◆ Aim
Give the number of lines that include the word "React", nothing more.

◆ Given data
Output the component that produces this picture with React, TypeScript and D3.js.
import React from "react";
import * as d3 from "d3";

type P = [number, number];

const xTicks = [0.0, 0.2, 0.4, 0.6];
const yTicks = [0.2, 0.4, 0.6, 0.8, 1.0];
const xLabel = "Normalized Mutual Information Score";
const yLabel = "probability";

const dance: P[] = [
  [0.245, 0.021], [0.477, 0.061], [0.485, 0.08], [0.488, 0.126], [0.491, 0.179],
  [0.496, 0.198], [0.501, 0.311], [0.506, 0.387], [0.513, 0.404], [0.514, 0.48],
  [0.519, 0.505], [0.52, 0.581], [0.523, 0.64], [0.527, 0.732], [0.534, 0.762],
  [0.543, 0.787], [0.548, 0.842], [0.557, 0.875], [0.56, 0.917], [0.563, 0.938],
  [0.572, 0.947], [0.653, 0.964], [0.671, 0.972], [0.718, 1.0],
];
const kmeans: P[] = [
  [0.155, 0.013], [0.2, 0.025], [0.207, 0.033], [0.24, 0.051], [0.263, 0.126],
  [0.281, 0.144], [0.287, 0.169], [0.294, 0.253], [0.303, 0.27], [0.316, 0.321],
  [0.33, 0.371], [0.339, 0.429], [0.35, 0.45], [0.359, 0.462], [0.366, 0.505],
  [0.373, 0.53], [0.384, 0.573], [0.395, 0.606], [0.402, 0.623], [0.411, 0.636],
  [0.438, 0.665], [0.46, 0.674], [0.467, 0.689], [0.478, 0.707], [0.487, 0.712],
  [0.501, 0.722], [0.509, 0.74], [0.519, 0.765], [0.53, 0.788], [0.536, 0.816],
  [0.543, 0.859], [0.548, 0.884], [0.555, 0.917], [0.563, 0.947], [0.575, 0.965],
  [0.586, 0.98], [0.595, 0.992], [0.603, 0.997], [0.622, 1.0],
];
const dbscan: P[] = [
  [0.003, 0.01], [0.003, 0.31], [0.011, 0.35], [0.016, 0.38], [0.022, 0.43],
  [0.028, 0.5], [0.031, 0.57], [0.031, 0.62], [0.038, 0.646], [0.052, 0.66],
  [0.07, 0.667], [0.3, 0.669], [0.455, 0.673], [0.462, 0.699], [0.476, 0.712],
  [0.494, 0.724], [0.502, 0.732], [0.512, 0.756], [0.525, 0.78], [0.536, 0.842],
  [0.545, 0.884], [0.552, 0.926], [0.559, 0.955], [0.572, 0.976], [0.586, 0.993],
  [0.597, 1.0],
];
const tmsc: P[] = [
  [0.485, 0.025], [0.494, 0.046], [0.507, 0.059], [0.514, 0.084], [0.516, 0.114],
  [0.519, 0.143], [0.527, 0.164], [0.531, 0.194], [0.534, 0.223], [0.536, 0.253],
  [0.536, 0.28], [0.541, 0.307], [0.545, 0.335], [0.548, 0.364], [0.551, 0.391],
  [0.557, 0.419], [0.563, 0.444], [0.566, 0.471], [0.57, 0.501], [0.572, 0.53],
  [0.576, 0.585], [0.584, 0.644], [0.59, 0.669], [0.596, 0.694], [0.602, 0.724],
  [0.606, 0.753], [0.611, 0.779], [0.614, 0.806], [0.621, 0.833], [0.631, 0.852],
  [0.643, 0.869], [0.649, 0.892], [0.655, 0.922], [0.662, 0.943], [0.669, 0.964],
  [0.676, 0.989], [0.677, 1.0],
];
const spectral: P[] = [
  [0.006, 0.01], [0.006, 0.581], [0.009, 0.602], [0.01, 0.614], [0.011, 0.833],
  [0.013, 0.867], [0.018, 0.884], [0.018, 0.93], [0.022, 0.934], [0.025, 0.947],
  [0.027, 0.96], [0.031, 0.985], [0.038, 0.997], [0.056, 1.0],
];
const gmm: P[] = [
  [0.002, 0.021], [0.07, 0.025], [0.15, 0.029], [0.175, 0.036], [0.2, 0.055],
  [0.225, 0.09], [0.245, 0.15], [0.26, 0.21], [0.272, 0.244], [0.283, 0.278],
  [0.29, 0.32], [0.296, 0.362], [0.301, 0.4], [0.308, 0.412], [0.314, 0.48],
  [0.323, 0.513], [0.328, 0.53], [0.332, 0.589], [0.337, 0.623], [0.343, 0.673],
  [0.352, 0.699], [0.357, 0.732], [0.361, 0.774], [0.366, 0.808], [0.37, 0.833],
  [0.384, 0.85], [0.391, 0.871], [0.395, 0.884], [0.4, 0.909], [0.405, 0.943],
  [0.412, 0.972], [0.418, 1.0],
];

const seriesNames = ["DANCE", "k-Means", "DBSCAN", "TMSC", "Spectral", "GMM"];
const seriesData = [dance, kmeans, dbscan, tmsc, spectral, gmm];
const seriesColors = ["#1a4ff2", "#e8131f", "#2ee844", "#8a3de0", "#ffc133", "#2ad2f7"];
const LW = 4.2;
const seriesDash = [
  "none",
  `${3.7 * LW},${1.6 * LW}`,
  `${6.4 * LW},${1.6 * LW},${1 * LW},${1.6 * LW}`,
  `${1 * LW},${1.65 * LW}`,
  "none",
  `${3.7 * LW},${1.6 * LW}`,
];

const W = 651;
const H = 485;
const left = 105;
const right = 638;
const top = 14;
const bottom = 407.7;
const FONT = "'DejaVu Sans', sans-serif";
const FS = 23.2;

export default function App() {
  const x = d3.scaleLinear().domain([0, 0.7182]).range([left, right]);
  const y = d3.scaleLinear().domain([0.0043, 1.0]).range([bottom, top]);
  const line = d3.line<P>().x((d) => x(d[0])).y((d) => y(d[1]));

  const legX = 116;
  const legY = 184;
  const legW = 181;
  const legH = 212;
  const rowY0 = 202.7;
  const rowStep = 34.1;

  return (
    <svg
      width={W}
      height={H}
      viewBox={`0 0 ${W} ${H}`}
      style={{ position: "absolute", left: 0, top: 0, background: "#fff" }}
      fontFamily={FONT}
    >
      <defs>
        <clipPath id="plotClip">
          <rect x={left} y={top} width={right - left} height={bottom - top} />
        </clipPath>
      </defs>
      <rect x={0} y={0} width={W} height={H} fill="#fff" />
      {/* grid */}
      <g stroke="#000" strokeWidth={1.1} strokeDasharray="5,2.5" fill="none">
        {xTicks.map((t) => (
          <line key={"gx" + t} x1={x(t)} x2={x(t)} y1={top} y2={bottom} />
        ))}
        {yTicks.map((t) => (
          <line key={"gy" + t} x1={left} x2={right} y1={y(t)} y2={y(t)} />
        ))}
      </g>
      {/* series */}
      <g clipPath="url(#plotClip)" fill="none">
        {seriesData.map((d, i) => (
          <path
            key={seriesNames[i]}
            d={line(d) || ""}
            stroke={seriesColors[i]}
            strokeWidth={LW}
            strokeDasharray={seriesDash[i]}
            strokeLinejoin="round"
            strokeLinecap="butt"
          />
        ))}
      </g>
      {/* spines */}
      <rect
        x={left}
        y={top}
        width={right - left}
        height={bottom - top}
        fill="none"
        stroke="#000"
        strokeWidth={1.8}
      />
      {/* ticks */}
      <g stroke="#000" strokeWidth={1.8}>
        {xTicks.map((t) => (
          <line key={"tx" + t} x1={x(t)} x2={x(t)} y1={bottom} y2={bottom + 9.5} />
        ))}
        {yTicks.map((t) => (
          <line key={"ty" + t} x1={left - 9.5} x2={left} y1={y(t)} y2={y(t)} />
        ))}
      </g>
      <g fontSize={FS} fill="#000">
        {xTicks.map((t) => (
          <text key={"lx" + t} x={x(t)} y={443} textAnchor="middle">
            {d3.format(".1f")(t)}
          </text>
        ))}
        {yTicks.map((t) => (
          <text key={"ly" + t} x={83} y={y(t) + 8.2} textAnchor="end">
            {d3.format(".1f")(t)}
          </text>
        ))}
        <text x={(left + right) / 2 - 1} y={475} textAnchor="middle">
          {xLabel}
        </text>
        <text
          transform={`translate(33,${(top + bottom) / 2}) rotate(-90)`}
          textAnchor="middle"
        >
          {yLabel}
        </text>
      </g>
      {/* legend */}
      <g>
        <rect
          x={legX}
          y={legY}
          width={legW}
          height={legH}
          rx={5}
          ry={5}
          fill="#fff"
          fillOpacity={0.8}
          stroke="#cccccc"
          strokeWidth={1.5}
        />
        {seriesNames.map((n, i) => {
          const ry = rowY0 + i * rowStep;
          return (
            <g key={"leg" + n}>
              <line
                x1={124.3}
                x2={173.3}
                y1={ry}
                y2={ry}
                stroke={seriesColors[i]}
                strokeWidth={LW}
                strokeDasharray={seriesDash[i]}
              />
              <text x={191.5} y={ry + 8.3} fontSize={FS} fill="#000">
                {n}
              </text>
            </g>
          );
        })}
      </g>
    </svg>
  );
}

◆ Task result
2